Laying Out Structuring Options (no pun intended…well, maybe)
In the table below are the approximate option probabilities compared to Brier Club forecasts (FWI has pulled the data for $57 and below from the put side and the rest from the call side – the numbers add up to around 102%…)
The biggest difference is that the option market sees a roughly 50-50 chance of the security being priced over $70 whereas the Brier Club sees only around a one-in-five chance of that outcome. In addition, the range from $57-$70 is deemed much more likely by the Brier Club than by the market (70% chance vs 40% chance).
This outlook suggests bearish investment strategies, and I think this could be implemented two different ways using options.
- “Short Call Spread”
- “Long Put Option”
For a short call spread, what you would be doing is selling a call struck at $70 / share. At the time of writing, this would have generated a restricted cash inflow of $2.44 when I pulled the prices (restricted because you would have to wait for option expiration to realize the premium inflow). Most brokerages will not allow you to sell a “naked call” option, so you would need to cover that risk by buying a call option at some strike above that. If you bought the call option struck at $80, you would have $10 / share ($1,000 per contract) of capital at risk and would pay probably something around $0.30 for that contract. This implies a net cash inflow of ($2.44 – $0.30 =) $2.14 per share ($214 per contract) and a period return if the entire premium is realized of 21.4%. This is a moderately-levered investment with a limited profit potential.
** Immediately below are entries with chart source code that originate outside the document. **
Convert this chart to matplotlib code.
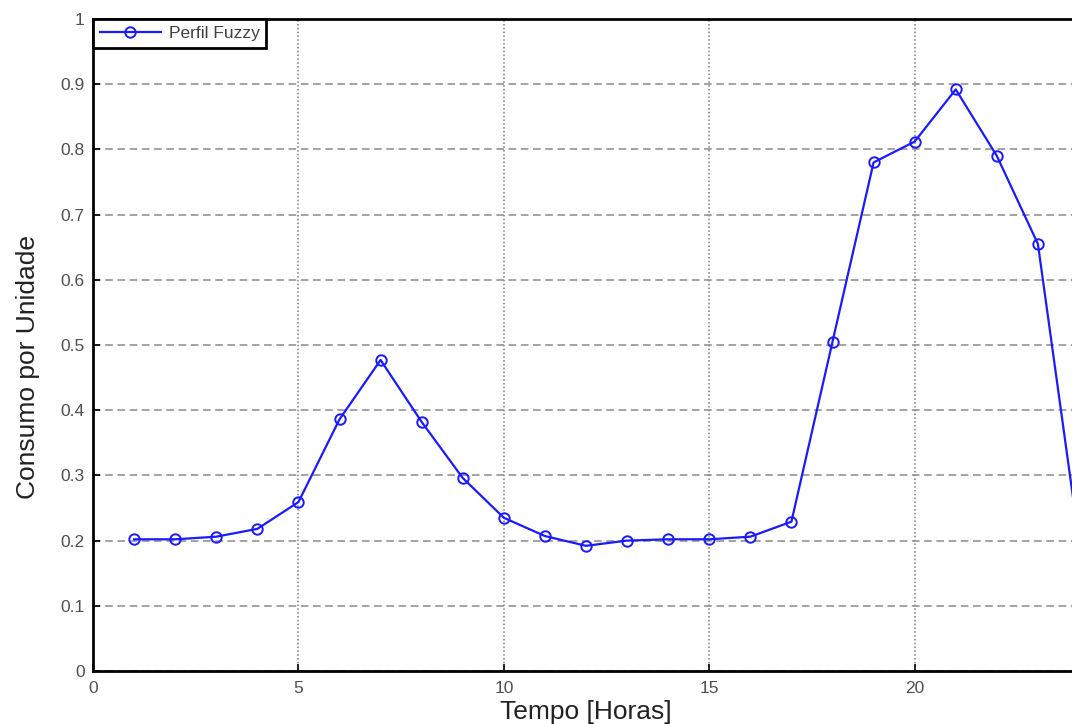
import numpy as np
import matplotlib
matplotlib.use("Agg")
import matplotlib.pyplot as plt

# Perfil de consumo (por unidade) ao longo do dia
horas = list(range(1, 25))
consumo = [0.202, 0.202, 0.206, 0.218, 0.259, 0.386, 0.477, 0.382,
           0.296, 0.235, 0.207, 0.192, 0.200, 0.202, 0.202, 0.206,
           0.229, 0.505, 0.780, 0.812, 0.892, 0.790, 0.655, 0.200]
x_ticks = [0, 5, 10, 15, 20]
y_ticks = [0, 0.1, 0.2, 0.3, 0.4, 0.5, 0.6, 0.7, 0.8, 0.9, 1]
y_tick_labels = ['0', '0.1', '0.2', '0.3', '0.4', '0.5', '0.6', '0.7', '0.8', '0.9', '1']

plt.rcParams['font.family'] = ['Liberation Sans', 'DejaVu Sans']

W, H = 1072, 724
fig = plt.figure(figsize=(W / 100, H / 100), dpi=100)
# axes deliberately runs a little past the right edge, like the cropped original
left, right, bottom, top = 93, 1079, 671, 19
ax = fig.add_axes([left / W, (H - bottom) / H, (right - left) / W, (bottom - top) / H])

ax.plot(horas, consumo, color='#1a1aff', lw=1.6, marker='o', ms=7.5,
        mfc='none', mec='#1a1aff', mew=1.4, label='Perfil Fuzzy', zorder=3)

ax.set_xlim(0, 24)
ax.set_ylim(0, 1)
ax.set_xticks(x_ticks)
ax.set_yticks(y_ticks)
ax.set_yticklabels(y_tick_labels)

ax.tick_params(direction='in', length=5, width=1.2, colors='black',
               labelcolor='#505050', labelsize=12.5, pad=6)
ax.tick_params(axis='x', pad=7)

ax.xaxis.grid(True, color='#7a7a7a', ls=(0, (1, 1.5)), lw=1.1)
ax.yaxis.grid(True, color='#8a8a8a', ls=(0, (5, 3)), lw=1.1)
ax.set_axisbelow(True)

for s in ax.spines.values():
    s.set_linewidth(2)
    s.set_color('black')

ax.set_ylabel('Consumo por Unidade', fontsize=19, color='#222222')
ax.yaxis.set_label_coords(-0.054, 0.466)
ax.set_xlabel('Tempo [Horas]', fontsize=19, color='#222222', labelpad=3)

leg = ax.legend(loc='upper left', bbox_to_anchor=(0, 1), borderaxespad=0,
                fontsize=12.5, fancybox=False, framealpha=1,
                handlelength=3.5, borderpad=0.4, handletextpad=0.45)
leg.get_frame().set_edgecolor('black')
leg.get_frame().set_linewidth(2)
for t in leg.get_texts():
    t.set_color('#404040')

fig.savefig('out.png', dpi=100)
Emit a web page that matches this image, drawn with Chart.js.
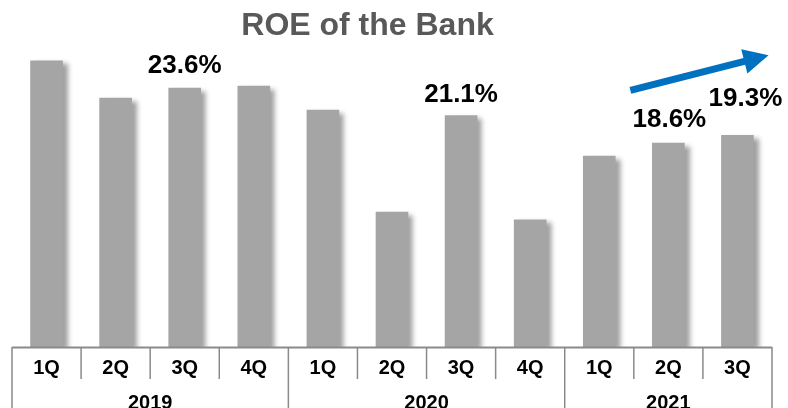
<!DOCTYPE html>
<html><head><meta charset="utf-8">
<script src="https://cdn.jsdelivr.net/npm/chart.js@4"></script>
<style>html,body{margin:0;padding:0;background:#fff;overflow:hidden;} #wrap{width:788px;height:408px;position:relative;}</style>
</head><body><div id="wrap"><canvas id="c" width="788" height="408"></canvas></div>
<script>
const titleText = 'ROE of the Bank';
const quarters = ['1Q','2Q','3Q','4Q','1Q','2Q','3Q','4Q','1Q','2Q','3Q'];
const years = ['2019','2020','2021'];
const yearSpans = [4, 4, 3];
const roe = [26.1, 22.7, 23.6, 23.8, 21.6, 12.3, 21.1, 11.6, 17.4, 18.6, 19.3];
const labelledIdx = [2, 6, 9, 10];
const arrowFrom = [8.45, 23.4];
const arrowTo = [10.45, 26.6];

const FONT = "'Liberation Sans', Arial, sans-serif";
const labelOffsets = {2:{dx:0,dy:15}, 6:{dx:0,dy:14}, 9:{dx:1,dy:16}, 10:{dx:8,dy:29}};

const shadowPlugin = {
  id:'shadow',
  beforeDatasetsDraw(chart){
    const ctx = chart.ctx; ctx.save();
    ctx.shadowColor = 'rgba(0,0,0,0.38)';
    ctx.shadowBlur = 5; ctx.shadowOffsetX = 5; ctx.shadowOffsetY = 3;
  },
  afterDatasetsDraw(chart){ chart.ctx.restore(); }
};

const decoPlugin = {
  id:'deco',
  afterDraw(chart){
    const ctx = chart.ctx, xs = chart.scales.x, ys = chart.scales.y;
    const area = chart.chartArea;
    const H = chart.height;
    // title
    ctx.save();
    ctx.font = 'bold 32px ' + FONT; ctx.fillStyle = '#595959';
    ctx.textAlign = 'center'; ctx.textBaseline = 'alphabetic';
    ctx.fillText(titleText, 367.5, 35);
    ctx.restore();
    // axis line and separators
    ctx.save();
    ctx.strokeStyle = '#8a8a8a';
    ctx.lineWidth = 2;
    ctx.beginPath(); ctx.moveTo(xs.left, area.bottom + 0.5); ctx.lineTo(xs.right, area.bottom + 0.5); ctx.stroke();
    ctx.lineWidth = 1.5;
    let cum = 0; const yearB = new Set([0]);
    yearSpans.forEach(s => { cum += s; yearB.add(cum); });
    for (let i = 0; i <= quarters.length; i++) {
      const x = xs.getPixelForValue(i - 0.5);
      const long = yearB.has(i);
      ctx.beginPath(); ctx.moveTo(x, area.bottom); ctx.lineTo(x, long ? H : area.bottom + 32); ctx.stroke();
    }
    ctx.restore();
    // year labels
    ctx.save();
    ctx.font = 'bold 20px ' + FONT; ctx.fillStyle = '#000';
    ctx.textAlign = 'center'; ctx.textBaseline = 'alphabetic';
    let start = 0;
    years.forEach((y, k) => {
      const a = xs.getPixelForValue(start - 0.5), b = xs.getPixelForValue(start + yearSpans[k] - 0.5);
      ctx.fillText(y, (a + b) / 2, 409);
      start += yearSpans[k];
    });
    ctx.restore();
    // value labels
    const meta = chart.getDatasetMeta(0);
    ctx.save();
    ctx.font = 'bold 26px ' + FONT; ctx.fillStyle = '#000';
    ctx.textAlign = 'center'; ctx.textBaseline = 'alphabetic';
    labelledIdx.forEach(i => {
      const bar = meta.data[i]; const o = labelOffsets[i];
      ctx.fillText(roe[i].toFixed(1) + '%', bar.x + o.dx, bar.y - o.dy);
    });
    ctx.restore();
    // trend arrow
    const x0 = xs.getPixelForValue(arrowFrom[0]), y0 = ys.getPixelForValue(arrowFrom[1]);
    const x1 = xs.getPixelForValue(arrowTo[0]), y1 = ys.getPixelForValue(arrowTo[1]);
    const ang = Math.atan2(y1 - y0, x1 - x0);
    const headLen = 25, headW = 12.5, shaftW = 3.5;
    const len = Math.hypot(x1 - x0, y1 - y0);
    ctx.save();
    ctx.translate(x0, y0); ctx.rotate(ang);
    ctx.fillStyle = '#0070C0';
    ctx.beginPath();
    ctx.moveTo(0, -shaftW); ctx.lineTo(len - headLen, -shaftW); ctx.lineTo(len - headLen, -headW);
    ctx.lineTo(len, 0); ctx.lineTo(len - headLen, headW); ctx.lineTo(len - headLen, shaftW);
    ctx.lineTo(0, shaftW); ctx.closePath(); ctx.fill();
    ctx.restore();
  }
};

new Chart(document.getElementById('c'), {
  type: 'bar',
  data: { labels: quarters, datasets: [{ data: roe, backgroundColor: '#A5A5A5', borderWidth: 0, barThickness: 32 }] },
  options: {
    responsive: false, animation: false, devicePixelRatio: 1,
    layout: { padding: { top: 18, left: 12, right: 16, bottom: 0 } },
    plugins: { legend: { display: false }, tooltip: { enabled: false }, title: { display: false } },
    scales: {
      y: { display: false, min: 0, max: 30 },
      x: {
        offset: true,
        grid: { display: false, drawTicks: false },
        border: { display: false },
        ticks: { color: '#000', font: { family: FONT, size: 20, weight: 'bold' }, padding: 9, maxRotation: 0, autoSkip: false },
        afterFit(scale) { scale.height = 61; }
      }
    }
  },
  plugins: [shadowPlugin, decoPlugin]
});
</script></body></html>
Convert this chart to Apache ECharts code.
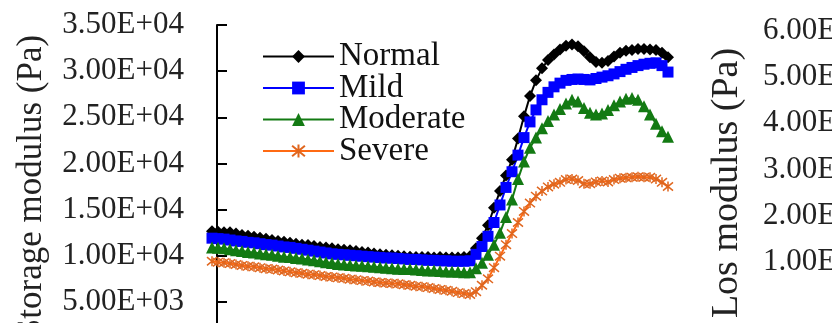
<!DOCTYPE html>
<html><head><meta charset="utf-8">
<script src="https://cdn.jsdelivr.net/npm/echarts@6/dist/echarts.min.js"></script>
<style>html,body{margin:0;padding:0;background:#fff}#c{width:832px;height:323px}</style>
</head><body><div id="c"></div>
<script>
const seriesNames = ['Normal', 'Mild', 'Moderate', 'Severe'];
const pointLabels = ['1','2','3','4','5','6','7','8','9','10','11','12','13','14','15','16','17','18','19','20','21','22','23','24','25','26','27','28','29','30','31','32','33','34','35','36','37','38','39','40','41','42','43','44','45','46','47','48','49','50','51','52','53','54','55','56','57','58','59','60','61','62','63','64','65','66','67','68','69','70','71','72','73','74','75','76','77'];
const normal = [12650,12600,12550,12550,12400,12250,12150,12050,11950,11850,11700,11600,11500,11400,11300,11200,11150,11050,10950,10900,10800,10700,10650,10600,10500,10400,10350,10250,10150,10100,10050,10000,9950,9900,9850,9850,9850,9800,9850,9800,9800,9800,9850,
  9950,10800,11900,13300,15200,17000,18700,20400,22700,25100,27300,29000,30300,31200,31800,32350,32750,32900,32700,32150,31500,31000,30900,31100,31600,32000,32200,32300,32400,32400,32350,32300,32000,31500];
const mild = [11900,11850,11800,11700,11600,11550,11450,11400,11300,11200,11150,11050,10950,10900,10800,10700,10600,10500,10400,10300,10200,10150,10100,10050,10000,9950,9900,9850,9800,9750,9750,9700,9650,9600,9600,9550,9500,9500,9450,9450,9400,9400,9400,
  9450,10150,11000,12100,13600,15500,17400,19100,20900,22800,24500,25800,26900,27700,28300,28700,29000,29100,29150,29100,29050,29200,29350,29500,29700,29950,30200,30400,30600,30750,30850,30900,30600,29900];
const moderate = [10900,10850,10800,10700,10600,10500,10400,10350,10250,10150,10100,10000,9900,9850,9750,9700,9600,9500,9400,9300,9200,9100,9050,9000,8950,8900,8850,8800,8750,8700,8650,8600,8550,8550,8500,8450,8400,8400,8350,8300,8300,8250,8200,
  8200,8650,9250,10100,11200,12500,14200,16100,18300,20200,21700,22800,23800,24600,25300,25900,26500,26900,26700,26000,25500,25300,25400,25800,26300,26700,27000,27100,26900,26200,25300,24300,23500,22900];
const severe = [9400,9300,9250,9150,9050,8950,8850,8800,8700,8600,8550,8450,8350,8250,8150,8100,8000,7950,7850,7750,7700,7600,7550,7450,7400,7300,7250,7150,7100,7050,7000,6950,6850,6800,6700,6650,6550,6450,6350,6250,6150,6000,5900,
  5800,6100,6800,7500,8700,9950,11200,12400,13600,14800,15700,16450,17000,17450,17750,17950,18250,18300,18150,17800,17800,18000,18100,18000,18250,18400,18450,18500,18550,18500,18500,18300,17950,17500];
const storageAxis = { min: 0, max: 35000, interval: 5000 };
const lossAxis = { min: 0, max: 6000, interval: 1000 };
const leftTitle = 'Storage modulus (Pa)';
const rightTitle = 'Los modulus (Pa)';

const FONT = "'Liberation Serif', 'Times New Roman', serif";
function sci(v) {
  if (v === 0) return '0.00E+00';
  const e = Math.floor(Math.log10(Math.abs(v)) + 1e-9);
  const m = v / Math.pow(10, e);
  return m.toFixed(2) + 'E' + (e < 0 ? '-' : '+') + String(Math.abs(e)).padStart(2, '0');
}
const asterisk = 'path://M0,0L10,10M10,0L0,10M5,-1L5,11';

const chart = echarts.init(document.getElementById('c'), null, { renderer: 'canvas' });
chart.setOption({
  animation: false,
  backgroundColor: '#ffffff',
  grid: [
    { left: 212, top: 25, width: 456, height: 323, outerBoundsMode: 'none', containLabel: false },
    { left: 900, top: 31, width: 100, height: 277, outerBoundsMode: 'none', containLabel: false }
  ],
  xAxis: [
    { type: 'category', gridIndex: 0, data: pointLabels, boundaryGap: false, show: false },
    { type: 'value', gridIndex: 1, min: 0, max: 1, show: false }
  ],
  yAxis: [
    {
      type: 'value', gridIndex: 0, min: storageAxis.min, max: storageAxis.max, interval: storageAxis.interval,
      offset: -5,
      axisLine: { show: true, lineStyle: { color: '#000', width: 2 } },
      axisTick: { show: true, inside: true, length: 10, lineStyle: { color: '#000', width: 2 } },
      splitLine: { show: false },
      axisLabel: { formatter: sci, fontFamily: FONT, fontSize: 31, color: '#222', margin: 33 },
      name: leftTitle, nameLocation: 'middle', nameGap: 168,
      nameTextStyle: { fontFamily: FONT, fontSize: 35, color: '#222' }
    },
    {
      type: 'value', gridIndex: 1, min: lossAxis.min, max: lossAxis.max, interval: lossAxis.interval,
      axisLine: { show: true, lineStyle: { color: '#000', width: 2 } },
      axisTick: { show: true, inside: true, length: 10 },
      splitLine: { show: false },
      axisLabel: { formatter: sci, fontFamily: FONT, fontSize: 31, color: '#222', align: 'left', margin: 137, showMinLabel: false }
    }
  ],
  graphic: [
    {
      type: 'text', x: 727, y: 183, rotation: Math.PI / 2,
      style: { text: rightTitle, font: "38px 'Liberation Serif', 'Times New Roman', serif", fill: '#222', align: 'center', verticalAlign: 'middle' }
    }
  ],
  legend: {
    data: seriesNames, orient: 'vertical', left: 262, top: 40, padding: 0,
    itemWidth: 71, itemHeight: 16, itemGap: -1.5,
    textStyle: { fontFamily: FONT, fontSize: 33, color: '#111', lineHeight: 27 }
  },
  series: [
    { name: 'Normal', type: 'line', xAxisIndex: 0, yAxisIndex: 0, data: normal, symbol: 'diamond', symbolSize: 12, showAllSymbol: true,
      lineStyle: { color: '#000000', width: 2 }, itemStyle: { color: '#000000' } },
    { name: 'Mild', type: 'line', xAxisIndex: 0, yAxisIndex: 0, data: mild, symbol: 'rect', symbolSize: 11, showAllSymbol: true,
      lineStyle: { color: '#0000ff', width: 2 }, itemStyle: { color: '#0000ff' } },
    { name: 'Moderate', type: 'line', xAxisIndex: 0, yAxisIndex: 0, data: moderate, symbol: 'triangle', symbolSize: 12, showAllSymbol: true,
      lineStyle: { color: '#137a13', width: 2 }, itemStyle: { color: '#137a13' } },
    { name: 'Severe', type: 'line', xAxisIndex: 0, yAxisIndex: 0, data: severe, symbol: asterisk, symbolSize: 10, showAllSymbol: true,
      lineStyle: { color: '#ff6a13', width: 2 }, itemStyle: { color: '#ff6a13', borderColor: '#e0661e', borderWidth: 1.5 } }
  ]
});
</script>
</body></html>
A variation of this might be to use some of the proceeds to offset the cost of buying a speculative Out-of-the-Money put option. $63 seems to be an important level, so if you bought the $63-strike put option, you would pay $1.98 or so. With this structure, in the way we think about option premia, you will have realized an immediate loss of ($1.98 + $0.30=) $1.28 per share, have a potential cash inflow of $2.44 per share plus a potential capital gain on the long put position (if the ETF fell to that level immediately, you would probably be able to realize at least $2 of profit on the contract per share 100% return; this return is path dependent, and if the security fell to $63 only at option expiration, you would not have any capital gains to offset the realized loss of the option premium); also you would be placing $10 at risk in total, ($2.44 – $1.28=) $1.16 of that is offset by the received premium for a total of $8.84 of original capital at risk. This is a highly-levered investment with the potential for a very high profit (not unlimited, but if a highly negative event drives down the price of EWY before your options expire, you’ll make ~$63 on your original put option investment plus will realize all your premium from the call spread).
For a long put option, you could structure this in various ways. I’d be tempted to structure it as a “synthetic short” structure – buying an ITM put option, let’s say struck at $80 / share. This would have cost somewhere around $12.50 (contract not traded, bid-ask spread wide) and would have risked about $11 of capital (assuming a stock price of around $69 / share) and an immediate realized loss of around $1.50 (from paying money for the time value on the option). If the stock fell to $63 by expiration, you would make $6 / share less the $1.50 paid in premium for a period return of roughly ($4.50 / $11 =) 41%. This is a low-leverage investment with the potential for a very high profit.
Buying an OTM put option is also a possibility, but again the outcome of this investment is path dependent and the premium outlay should be considered an immediate realized loss. You would have to buy the $60-strike option to reduce your immediate realized loss to below the level of the $80-strike’s $1.50. This is a highly-levered investment with the potential for a very high profit.
Again, options offer investors…options… There are various permutations of these strategies that all have their own strengths and weaknesses. The structures shown here are the basic ideas that the Brier team should probably start from in thinking about investment structure design.
Now, as so often happens with best laid plans, life got in the way. Before Brier Fund’s Partners had a chance to discuss the different investment strategies, North Korea fired off a number of missiles, including one that flew over sovereign Japanese territory, Trump threatened to end Kim’s regime with “fire and fury”, Kim threatened to bomb the US airbase on Guam and conducted two nuclear bomb tests, one of them allegedly a hydrogen bomb. If that wasn’t enough, Trump also suggested that the US might withdraw from their trade agreement with South Korea.
All of this necessitated that Brier Fund’s forecast be updated based those events, and interestingly, also by the fact of how resilient EWY’s price had been. A new forecast was sent over to Framework on Sept. 4th and the Brier Fund team will now review its potential structuring strategies.
We will keep you posted on our progress here!